Monday, September 26, 2011

Shockingly, EPA Finds EPA Bay Model Correct

EPA, Chesapeake Bay Foundation challenge ag industry report questioning bay cleanup strategy
A new assessment has found fatal flaws in an agriculture industry report calling for a halt in the new federally led bay restoration strategy.

The report said the strategy should be delayed until differences can be resolved between models developed by the Chesapeake Bay Program and the U.S. Department of Agriculture. The assessment released Monday by the Chesapeake Bay Program, the regional, federal-state partnership coordinating restoration efforts, says the models were developed for different purposes and differences are unavoidable.

Chesapeake Bay Foundation scientist Beth McGee says the report was an effort to mislead the public. The federal Environmental Protection Agency, which developed the tough, new strategy in response to a presidential order, says it is pleased an independent panel supports its position.
Notice how the EPA and it's allies in CBF resort to calling the Department of Agriculture "the Ag industry".  It would be just as fair to call any study by the EPA to be by "the Enviro Industry", because the environmental business has many people depending on money funneling through the need to do environmental work.

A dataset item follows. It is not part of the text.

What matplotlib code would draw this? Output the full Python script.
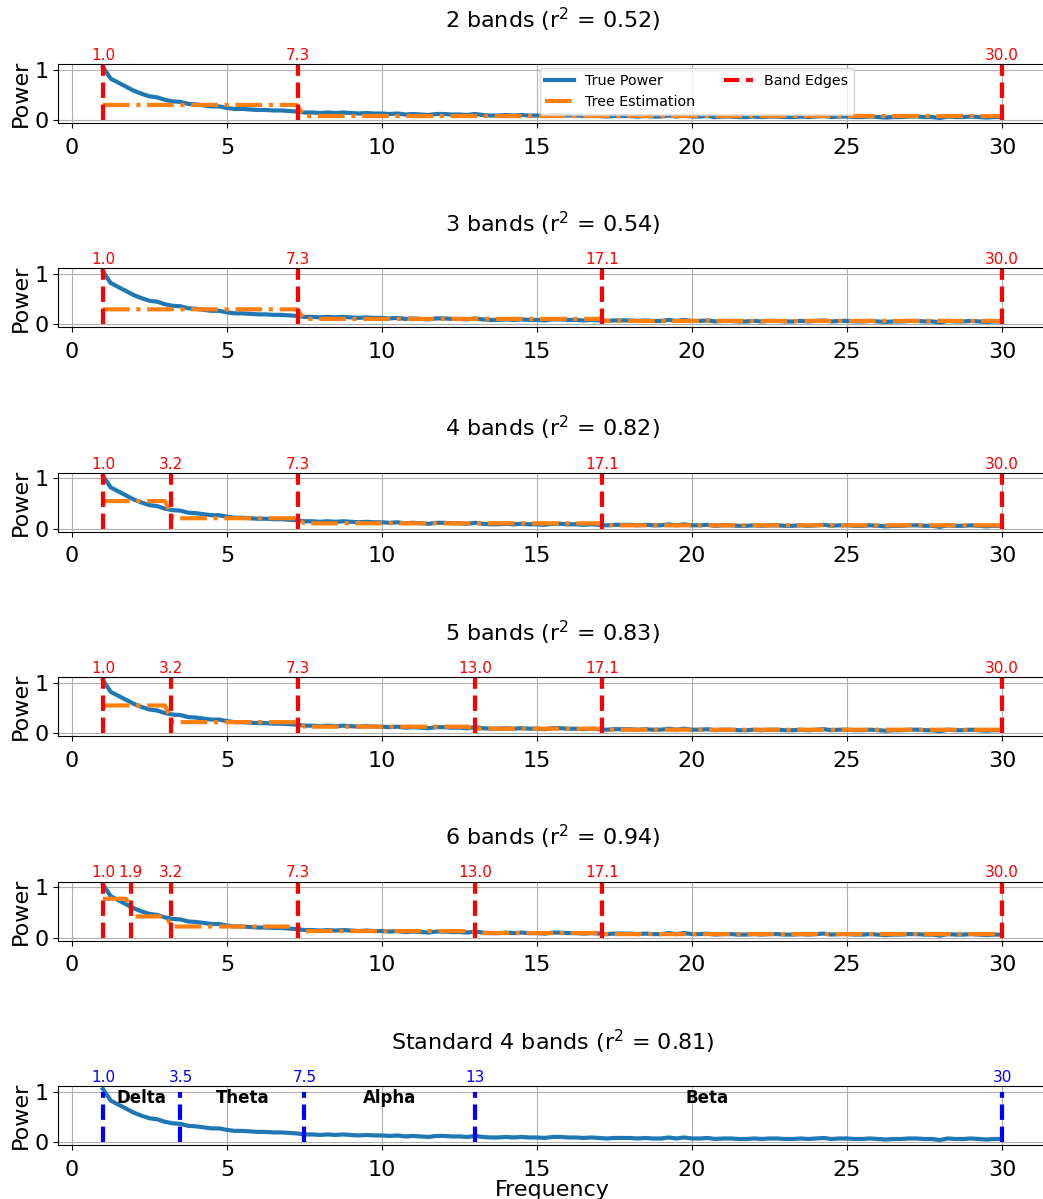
import numpy as np
import matplotlib
matplotlib.use("Agg")
import matplotlib.pyplot as plt
import matplotlib.transforms as mtransforms

plt.rcParams["font.size"] = 16

# frequency grid (Hz) and measured power spectrum
freqs = np.arange(1.0, 30.01, 0.25)
true_power = [
    1.05, 0.82, 0.74, 0.66, 0.58, 0.52, 0.47, 0.45, 0.40, 0.37,
    0.36, 0.32, 0.31, 0.29, 0.27, 0.27, 0.24, 0.22, 0.22, 0.21,
    0.20, 0.20, 0.19, 0.19, 0.18, 0.17, 0.15, 0.15, 0.14, 0.15,
    0.14, 0.15, 0.14, 0.13, 0.14, 0.13, 0.13, 0.12, 0.13, 0.11,
    0.12, 0.11, 0.10, 0.12, 0.12, 0.11, 0.11, 0.10, 0.12, 0.10,
    0.09, 0.09, 0.10, 0.09, 0.10, 0.09, 0.09, 0.08, 0.10, 0.10,
    0.09, 0.09, 0.08, 0.09, 0.08, 0.07, 0.08, 0.08, 0.08, 0.07,
    0.08, 0.07, 0.07, 0.09, 0.07, 0.09, 0.07, 0.07, 0.08, 0.06,
    0.07, 0.07, 0.06, 0.06, 0.07, 0.06, 0.07, 0.07, 0.06, 0.06,
    0.07, 0.06, 0.07, 0.08, 0.06, 0.07, 0.07, 0.06, 0.06, 0.07,
    0.06, 0.05, 0.06, 0.06, 0.07, 0.07, 0.06, 0.06, 0.04, 0.07,
    0.06, 0.06, 0.07, 0.06, 0.05, 0.06, 0.06,
]

# tree-based band splits: edges, per-band mean, r^2
tree_edges = [
    [1.0, 7.3, 30.0],
    [1.0, 7.3, 17.1, 30.0],
    [1.0, 3.2, 7.3, 17.1, 30.0],
    [1.0, 3.2, 7.3, 13.0, 17.1, 30.0],
    [1.0, 1.9, 3.2, 7.3, 13.0, 17.1, 30.0],
]
tree_means = [
    [0.30, 0.08],
    [0.30, 0.11, 0.07],
    [0.55, 0.21, 0.11, 0.07],
    [0.55, 0.22, 0.13, 0.09, 0.07],
    [0.77, 0.42, 0.22, 0.13, 0.09, 0.07],
]
tree_r2 = [0.52, 0.54, 0.82, 0.83, 0.94]

# standard EEG bands
std_edges = [1.0, 3.5, 7.5, 13, 30]
std_edge_labels = ["1.0", "3.5", "7.5", "13", "30"]
std_names = ["Delta", "Theta", "Alpha", "Beta"]
std_name_pos = [2.25, 5.5, 10.25, 20.5]
std_r2 = 0.81

fig = plt.figure(figsize=(10.43, 11.99), dpi=100)
axes = fig.subplots(6, 1)
fig.subplots_adjust(left=0.0556, right=1.0038, top=0.9466, bottom=0.045, hspace=2.46)

for i, ax in enumerate(axes[:5]):
    edges = tree_edges[i]
    means = tree_means[i]
    idx = np.clip(np.searchsorted(edges, freqs, side="right") - 1, 0, len(means) - 1)
    est = np.array(means)[idx]

    ax.plot(freqs, true_power, color="#1f77b4", lw=3, label="True Power")
    ax.plot(freqs, est, color="#ff7f0e", lw=3, ls="-.", label="Tree Estimation")
    trans = mtransforms.blended_transform_factory(ax.transData, ax.transAxes)
    for j, e in enumerate(edges):
        ax.vlines(e, 0, 1.1, colors="red", linestyles="--", lw=3,
                  label="Band Edges" if j == 0 else None)
        ax.text(e, 1.02, f"{e:.1f}", color="red", fontsize=11,
                ha="center", va="bottom", transform=trans)
    ax.set_title(f"{len(edges) - 1} bands (r$^2$ = {tree_r2[i]:.2f})",
                 fontsize=16, pad=26)
    if i == 0:
        ax.legend(loc="upper left", bbox_to_anchor=(0.487, 0.93), borderaxespad=0,
                  ncol=2, fontsize=10.3)

# standard bands panel
ax = axes[5]
ax.plot(freqs, true_power, color="#1f77b4", lw=3)
trans = mtransforms.blended_transform_factory(ax.transData, ax.transAxes)
for e, lab in zip(std_edges, std_edge_labels):
    ax.vlines(e, 0, 1.0, colors="blue", linestyles="--", lw=3)
    ax.text(e, 1.02, lab, color="blue", fontsize=11, ha="center", va="bottom",
            transform=trans)
for name, x in zip(std_names, std_name_pos):
    ax.text(x, 0.87, name, fontsize=12, fontweight="bold", ha="center", va="center")
ax.set_title(f"Standard 4 bands (r$^2$ = {std_r2:.2f})", fontsize=16, pad=26)
ax.set_xlabel("Frequency", labelpad=0)

for ax in axes:
    ax.set_xlim(-0.45, 31.45)
    ax.set_ylim(-0.06, 1.11)
    ax.set_xticks([0, 5, 10, 15, 20, 25, 30])
    ax.set_yticks([0, 1])
    ax.tick_params(axis="x", pad=7)
    ax.set_ylabel("Power", labelpad=2)
    ax.grid(True)

fig.savefig("out.png", dpi=100)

Yes, there are two models, both built by governmental bureaucracies whose objectivity is suspect.  You can reasonably suspect both models of favoring the outcome preferred by it's funders and  advocates.  All Models Are Wrong! (Maybe this should be Fritz's Second Law), the only questions are the mechanism by which they are wrong, how much they are wrong, and in which direction.  When the models are funded and built by advocates, you can be nearly 100% certain that they favor the advocates preferred out comes, and by nearly as much as they can get away with.